As institutional interest in the cryptocurrency market grows, analysts predict that a significant portion of funds allocated to altcoins will flow into established, older cryptocurrencies, often referred to as "Dino" coins. These digital assets, which have weathered multiple market cycles, are seen as a safer bet compared to newer, more speculative altcoins.
What are Dino Coins?
Dino coins are cryptocurrencies that have been actively traded and have demonstrated resilience throughout the volatile history of the blockchain industry. Unlike many newer altcoins that emerge and quickly fade away, Dino coins have survived market crashes, regulatory challenges, and shifts in investor sentiment. These "crypto dinosaurs" possess a track record that instills confidence in institutional investors seeking stability and longevity in their crypto investments. As of March 2025, approximately 25 cryptocurrencies qualify as Dino Coins, including Bitcoin (BTC), Ethereum (ETH), Ripple (XRP), Litecoin (LTC), Dogecoin (DOGE), Cardano (ADA) and others.
Why Institutional Funds are Flowing to Dino Coins
Several factors contribute to the anticipated influx of institutional funds into Dino coins:
- Proven Resilience: Dino coins have demonstrated their ability to withstand market downturns, making them a more attractive option for risk-averse institutional investors.
- Deep Liquidity: These established cryptocurrencies typically have higher trading volumes and deeper liquidity, making it easier for institutions to enter and exit positions without significantly impacting prices.
- Institutional Backing: Many Dino coins, such as Bitcoin and Ethereum, have already gained significant institutional backing, with the emergence of Bitcoin and Ethereum ETFs. These regulated investment vehicles provide institutions with a familiar and secure way to gain exposure to these digital assets. The Bitcoin Spot ETF market alone has surpassed $750 billion in cumulative trading volume.
- Integration with Traditional Finance: Bitcoin and Ethereum have become increasingly integrated into traditional financial systems, further solidifying their appeal to institutional investors.
- Regulatory Clarity: Some Dino coins, like XRP, have achieved greater regulatory clarity, reducing uncertainty and making them more palatable for institutional investment.

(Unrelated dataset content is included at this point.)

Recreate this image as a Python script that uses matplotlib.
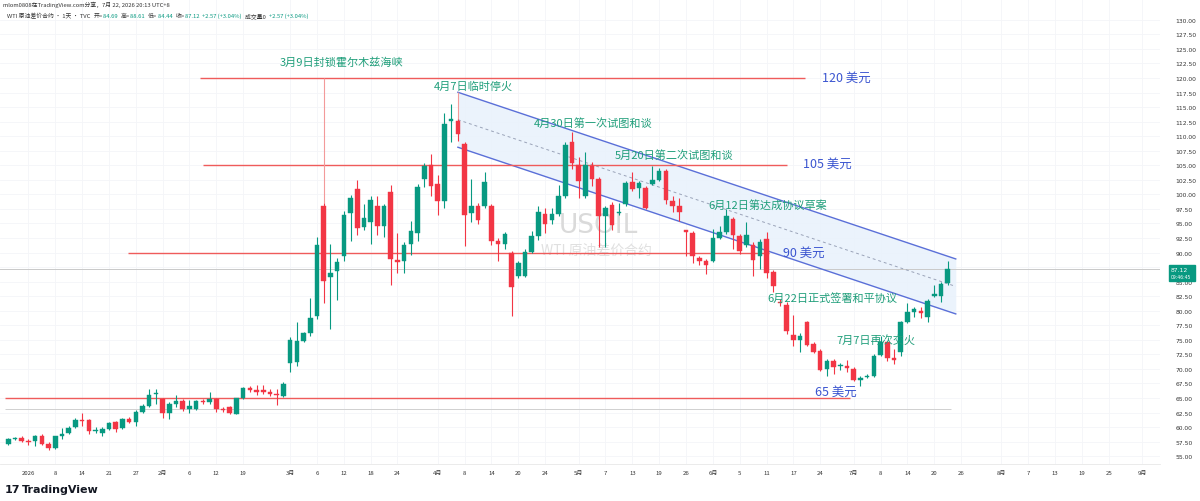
import matplotlib
matplotlib.use("Agg")
import matplotlib.pyplot as plt
import numpy as np
import pandas as pd
from matplotlib.patches import Rectangle

plt.rcParams['font.family'] = ['Noto Sans CJK SC', 'DejaVu Sans']

# ---------------- data ----------------
holidays = ["2026-01-01", "2026-01-19", "2026-02-16", "2026-04-03",
            "2026-05-25", "2026-06-19", "2026-07-03", "2026-09-07"]
first_day = "2025-12-29"
last_axis_day = "2026-10-30"

opens = [57.09, 58.0, 58.07, 57.6, 57.6, 58.47, 57.15, 56.4, 58.47, 59.04,
         60.01, 61.28, 61.16, 59.3, 58.98, 59.67, 60.82, 59.78, 61.39, 60.93,
         62.65, 63.62, 65.7, 64.83, 62.42, 63.91, 64.54, 63.16, 63.1, 64.54,
         64.25, 64.83, 63.16, 63.4, 62.31, 64.94, 66.66, 66.3, 66.4, 66.1,
         65.7, 65.4, 71.0, 71.24, 74.8, 76.17, 79.15, 98.06, 85.74, 86.83,
         89.35, 96.74, 100.9, 94.45, 95.3, 98.06, 94.5, 100.46, 88.78, 88.49,
         91.4, 93.36, 102.64, 105.05, 101.72, 98.9, 112.55, 112.6, 108.66, 96.8,
         98.06, 98.06, 98.0, 92.04, 91.47, 89.92, 85.9, 85.9, 90.04, 92.9,
         96.56, 95.6, 96.62, 99.66, 109.06, 105.05, 99.66, 104.82, 102.64, 96.34,
         98.23, 96.8, 98.34, 102.18, 101.03, 101.15, 101.78, 102.52, 104.07, 98.9,
         98.06, 93.82, 93.36, 89.12, 88.5, 88.6, 92.44, 93.47, 95.76, 92.78,
         91.3, 91.3, 89.35, 92.33, 86.6, 81.56, 80.99, 75.83, 74.91, 77.99,
         74.28, 73.13, 69.98, 71.42, 70.56, 70.44, 69.98, 68.15, 68.67, 68.73,
         72.39, 74.68, 71.93, 72.85, 77.99, 79.84, 79.95, 78.86, 82.59, 82.47,
         84.69]
highs = [58.18, 58.3, 58.4, 57.95, 58.64, 58.75, 57.38, 58.5, 59.78, 60.24,
         61.62, 62.42, 61.39, 59.96, 60.01, 60.93, 61.05, 61.62, 61.73, 62.88,
         63.91, 66.55, 66.55, 65.06, 64.25, 65.57, 64.83, 64.71, 64.71, 64.83,
         65.97, 65.06, 63.4, 63.57, 65.06, 66.83, 67.1, 67.2, 67.2, 66.55,
         66.55, 67.8, 75.4, 78.0, 76.4, 82.13, 92.6, 98.6, 91.47, 89.0,
         97.1, 99.9, 102.5, 98.3, 99.66, 99.66, 98.3, 101.6, 93.35, 91.75,
         95.5, 101.78, 105.39, 106.9, 103.3, 113.98, 115.53, 112.95, 109.06, 102.6,
         98.6, 103.9, 98.34, 92.44, 93.59, 90.32, 88.6, 90.61, 93.76, 98.06,
         97.6, 97.6, 101.6, 109.06, 110.66, 106.36, 107.34, 105.5, 102.93, 98.06,
         98.63, 98.6, 102.35, 103.78, 102.35, 101.5, 104.93, 104.47, 104.36, 99.66,
         99.32, 93.93, 93.76, 89.46, 88.9, 94.05, 94.62, 97.48, 96.05, 93.19,
         95.3, 91.75, 92.33, 93.59, 87.06, 82.01, 81.44, 79.27, 76.17, 78.29,
         74.57, 73.42, 71.7, 71.7, 71.02, 71.59, 70.27, 68.84, 69.12, 72.56,
         75.6, 74.85, 73.42, 78.29, 81.33, 80.58, 80.58, 82.01, 84.42, 84.99,
         88.61]
lows = [56.92, 57.8, 57.4, 56.9, 56.7, 56.92, 56.12, 56.23, 57.95, 58.81,
        59.78, 60.24, 58.81, 59.0, 58.52, 59.56, 59.1, 59.67, 60.7, 60.24,
        62.42, 63.4, 63.97, 61.5, 61.39, 63.4, 62.77, 62.42, 62.99, 63.97,
        63.97, 62.65, 62.65, 62.25, 62.2, 64.83, 66.1, 65.5, 65.7, 65.4,
        63.8, 65.1, 69.4, 70.56, 74.6, 75.7, 78.6, 81.4, 76.85, 81.9,
        88.6, 92.0, 93.0, 93.93, 91.47, 93.0, 92.6, 84.4, 86.48, 86.48,
        89.6, 92.04, 101.2, 99.77, 96.45, 97.6, 108.94, 109.23, 91.07, 95.3,
        94.9, 97.6, 91.3, 88.6, 90.61, 79.04, 85.6, 85.74, 89.92, 92.21,
        93.36, 94.9, 96.23, 99.32, 104.36, 99.32, 99.32, 101.5, 90.9, 90.9,
        93.93, 96.5, 98.06, 100.63, 99.32, 97.48, 101.61, 102.35, 98.34, 96.9,
        95.48, 89.35, 88.2, 87.86, 86.3, 88.3, 92.33, 93.19, 90.61, 89.75,
        90.9, 86.0, 87.17, 85.57, 83.27, 80.87, 76.0, 73.99, 72.85, 73.99,
        72.73, 69.7, 68.84, 69.12, 69.87, 69.41, 67.98, 67.12, 68.38, 68.55,
        72.27, 71.42, 70.84, 72.27, 77.88, 78.86, 78.69, 78.12, 82.3, 81.56,
        84.44]
closes = [57.95, 58.1, 57.55, 57.44, 58.41, 57.04, 56.46, 58.41, 58.87, 59.9,
          61.22, 61.1, 59.27, 59.4, 59.67, 60.7, 59.67, 61.39, 60.93, 62.65,
          63.57, 65.5, 65.92, 62.42, 63.91, 64.54, 63.16, 63.57, 64.54, 64.25,
          64.83, 63.1, 62.88, 62.42, 64.94, 66.66, 66.3, 65.97, 66.1, 65.63,
          65.5, 67.35, 75.0, 74.85, 76.1, 78.8, 91.3, 85.05, 86.48, 88.43,
          96.45, 99.3, 94.16, 95.9, 99.0, 94.6, 98.06, 88.9, 88.43, 91.3,
          93.76, 101.2, 104.93, 101.5, 98.9, 112.09, 112.95, 110.37, 96.45, 97.94,
          95.65, 102.07, 92.04, 91.41, 93.13, 84.0, 88.2, 90.15, 92.9, 97.02,
          94.9, 96.62, 99.66, 108.48, 105.39, 102.37, 105.05, 102.64, 96.22, 97.6,
          94.73, 97.0, 101.95, 100.92, 101.95, 97.7, 102.52, 104.02, 99.09, 98.06,
          97.02, 93.47, 89.46, 88.55, 87.9, 92.44, 93.47, 96.22, 93.0, 90.32,
          93.0, 88.78, 91.87, 86.43, 84.2, 81.33, 76.57, 75.02, 75.6, 74.11,
          72.96, 69.87, 71.42, 70.27, 70.73, 70.15, 68.15, 68.49, 68.84, 72.27,
          74.68, 71.82, 71.59, 77.99, 79.84, 80.3, 79.61, 81.73, 82.93, 84.59,
          87.12]

# x-axis tick dates and labels
tick_dates = ["2026-01-02", "2026-01-08", "2026-01-14", "2026-01-21", "2026-01-27",
              "2026-02-02", "2026-02-06", "2026-02-12", "2026-02-19",
              "2026-03-02", "2026-03-06", "2026-03-12", "2026-03-18", "2026-03-24",
              "2026-04-01", "2026-04-08", "2026-04-14", "2026-04-20", "2026-04-24",
              "2026-05-01", "2026-05-07", "2026-05-13", "2026-05-19", "2026-05-26",
              "2026-06-01", "2026-06-05", "2026-06-11", "2026-06-17", "2026-06-24",
              "2026-07-01", "2026-07-08", "2026-07-14", "2026-07-20", "2026-07-24",
              "2026-08-03", "2026-08-07", "2026-08-13", "2026-08-19", "2026-08-25",
              "2026-09-01"]
tick_labels = ["2026", "8", "14", "21", "27", "2月", "6", "12", "19",
               "3月", "6", "12", "18", "24", "4月", "8", "14", "20", "24",
               "5月", "7", "13", "19", "26", "6月", "5", "11", "17", "24",
               "7月", "8", "14", "20", "26", "8月", "7", "13", "19", "25", "9月"]

y_ticks = list(np.arange(55, 130.01, 2.5))

# horizontal key levels
level_prices = [120, 105, 90, 65]
level_texts = ["120 美元", "105 美元", "90 美元", "65 美元"]

# events
event_texts = ["3月9日封锁霍尔木兹海峡", "4月7日临时停火", "4月30日第一次试图和谈",
               "5月20日第二次试图和谈", "6月12日第达成协议草案", "6月22日正式签署和平协议",
               "7月7日再次交火"]

# channel (index, upper price, lower price)
channel_idx = [67.0, 141.2]
channel_upper = [117.55, 88.9]
channel_lower = [108.1, 79.45]

last_price = 87.12
ref_line_price = 63.05

# ---------------- build ----------------
days = pd.bdate_range(first_day, last_axis_day)
days = days[~days.isin(pd.to_datetime(holidays))]
pos = {d.strftime("%Y-%m-%d"): i for i, d in enumerate(days)}

W, H = 1200, 502
fig = plt.figure(figsize=(W / 100, H / 100), dpi=100)
ax = fig.add_axes([0.0, 1 - 465 / H, 1160 / W, 465 / H])

px_per_bar = 6.71
x0_px = 8.3
ax.set_xlim((0 - x0_px) / px_per_bar, (1160 - x0_px) / px_per_bar)
ax.set_ylim(120 - 386 / 5.818, 120 + 79 / 5.818)

# grid
for yv in y_ticks:
    ax.axhline(yv, color="#f4f5f8", lw=0.6, zorder=0)
tick_pos = [pos[d] for d in tick_dates]
for xv in tick_pos:
    ax.axvline(xv, color="#f4f5f8", lw=0.6, zorder=0)

GREEN = "#089981"
RED = "#f23645"

# channel
cx = np.array(channel_idx)
cu = np.array(channel_upper)
cl = np.array(channel_lower)
ax.fill_between(cx, cl, cu, color="#e9f2fc", alpha=0.9, zorder=1, lw=0)
ax.plot(cx, cu, color="#5a6fd8", lw=1.0, zorder=2)
ax.plot(cx, cl, color="#5a6fd8", lw=1.0, zorder=2)
ax.plot(cx, (cu + cl) / 2, color="#9aa3b8", lw=0.7, ls=(0, (3, 3)), zorder=2)

# reference lines
ax.axhline(last_price, color="#c9c9c9", lw=0.7, zorder=1)
ax.hlines(ref_line_price, -0.5, 140.5, color="#d0d0d0", lw=0.7, zorder=1)

level_ranges = [(28.6, 118.7), (29.0, 116.0), (17.8, 113.3), (-0.5, 125.4)]
LINE_RED = "#ef5b5b"
for p, (a, b) in zip(level_prices, level_ranges):
    ax.hlines(p, a, b, color=LINE_RED, lw=1.0, zorder=2)

# event vertical markers
ax.vlines(pos["2026-03-09"], highs[pos["2026-03-09"]], 120, color="#f39a9a", lw=0.8, zorder=2)
ax.vlines(pos["2026-04-07"], highs[pos["2026-04-07"]], channel_upper[0], color="#f39a9a", lw=0.8, zorder=2)

# candles
n = len(closes)
xi = np.arange(n)
o = np.array(opens); c = np.array(closes); h = np.array(highs); l = np.array(lows)
cols = np.where(c >= o, GREEN, RED)
ax.vlines(xi, l, h, colors=cols, lw=0.8, zorder=3)
bottom = np.minimum(o, c)
height = np.maximum(np.abs(c - o), 0.15)
ax.bar(xi, height, bottom=bottom, width=0.68, color=cols, edgecolor=cols, lw=0.3, zorder=4)

# watermark
ax.text(88.0, 94.7, "USOIL", fontsize=19, color="#dadada", ha="center", va="center", zorder=1,
        family=["DejaVu Sans"])
ax.text(87.7, 90.4, "WTI 原油差价合约", fontsize=10, color="#e0e0e0", ha="center", va="center", zorder=1)

# annotations
TEAL = "#1f9e7a"
BLUE = "#3b55d0"
event_pos = [(40.5, 122.9), (63.4, 118.6), (78.3, 112.3), (90.4, 106.9),
             (104.3, 98.3), (113.2, 82.2), (123.4, 75.0)]
for t, (xx, yy) in zip(event_texts, event_pos):
    ax.text(xx, yy, t, fontsize=8, color=TEAL, ha="left", va="center", zorder=6)
level_text_pos = [(121.3, 120.2), (118.4, 105.4), (115.5, 90.1), (120.2, 66.2)]
for t, (xx, yy) in zip(level_texts, level_text_pos):
    ax.text(xx, yy, t, fontsize=9, color=BLUE, ha="left", va="center", zorder=6)

# axes styling
for s in ax.spines.values():
    s.set_visible(False)
ax.spines["bottom"].set_visible(True)
ax.spines["bottom"].set_color("#e8e8e8")
ax.spines["bottom"].set_linewidth(0.6)
ax.set_xticks(tick_pos)
ax.set_xticklabels(tick_labels, fontsize=4.3, color="#333333")
ax.tick_params(axis="x", length=0, pad=4)
ax.yaxis.tick_right()
ax.set_yticks(y_ticks)
# the label at 87.50 is covered by the last-price box, as in the reference
ax.set_yticklabels(["" if abs(v - last_price) < 1.5 else f"{v:.2f}" for v in y_ticks],
                   fontsize=4.3, color="#333333", family=["DejaVu Sans"])
ax.tick_params(axis="y", length=0, pad=11)
for lab in ax.get_yticklabels():
    lab.set_horizontalalignment("left")

# price label box
fig.patches.append(Rectangle((1169 / W, 1 - 282 / H), 26 / W, 16 / H, transform=fig.transFigure,
                             color=GREEN, zorder=5))
fig.text(1171 / W, 1 - 270.5 / H, "87.12", fontsize=4.3, color="white", ha="left", va="center",
         family=["DejaVu Sans"], zorder=6)
fig.text(1171 / W, 1 - 277.5 / H, "09:46:45", fontsize=3.3, color="white", ha="left", va="center",
         family=["DejaVu Sans"], zorder=6)

# header
fig.text(3 / W, 1 - 5 / H, "mlom0808在TradingView.com分享，7月 22, 2026 20:13 UTC+8",
         fontsize=4.2, color="#333333", ha="left", va="center")
fig.canvas.draw()
renderer = fig.canvas.get_renderer()
pieces = [("WTI 原油差价合约 · 1天 · TVC  ", "#333333"), ("开=", "#333333"), ("84.69  ", GREEN),
          ("高=", "#333333"), ("88.61  ", GREEN), ("低=", "#333333"), ("84.44  ", GREEN),
          ("收=", "#333333"), ("87.12  ", GREEN), ("+2.57 (+3.04%)  ", GREEN),
          ("成交量0  ", "#333333"), ("+2.57 (+3.04%)", GREEN)]
xp = 7.0
for s, colr in pieces:
    t = fig.text(xp / W, 1 - 16 / H, s, fontsize=4.2, color=colr, ha="left", va="center")
    bb = t.get_window_extent(renderer)
    xp = bb.x1 + 0.5

# logo
fig.text(5 / W, 1 - 490 / H, "17", fontsize=8, color="#131722", ha="left", va="center",
         fontweight="bold", family=["DejaVu Sans"])
fig.text(22 / W, 1 - 490 / H, "TradingView", fontsize=8, color="#131722", ha="left", va="center",
         fontweight="bold", family=["DejaVu Sans"])

fig.savefig("out.png", dpi=100)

- Speculation surrounding government crypto reserves: There are speculations that Donald Trump's pro-crypto administration may be considering an official list of cryptocurrencies that the U.S. government could accumulate as reserves.
The Allure of Altcoins
While Dino coins offer stability and security, altcoins can still be appealing. Newer altcoins often lack the mechanisms of the Dino Coins, which can lead to higher selling pressure when market sentiment turns bearish.
Altcoin Season Index
One way to gauge the market's preference for altcoins versus Bitcoin is the Altcoin Season Index from Coinglass. This index measures whether the market favors altcoins or Bitcoin, using a scale of 1 to 100.
Conclusion
As the cryptocurrency market matures, institutional investors are expected to play an increasingly important role. While altcoins offer high-growth potential, the perceived safety and proven track record of Dino coins position them as prime beneficiaries of institutional capital seeking exposure to the digital asset class.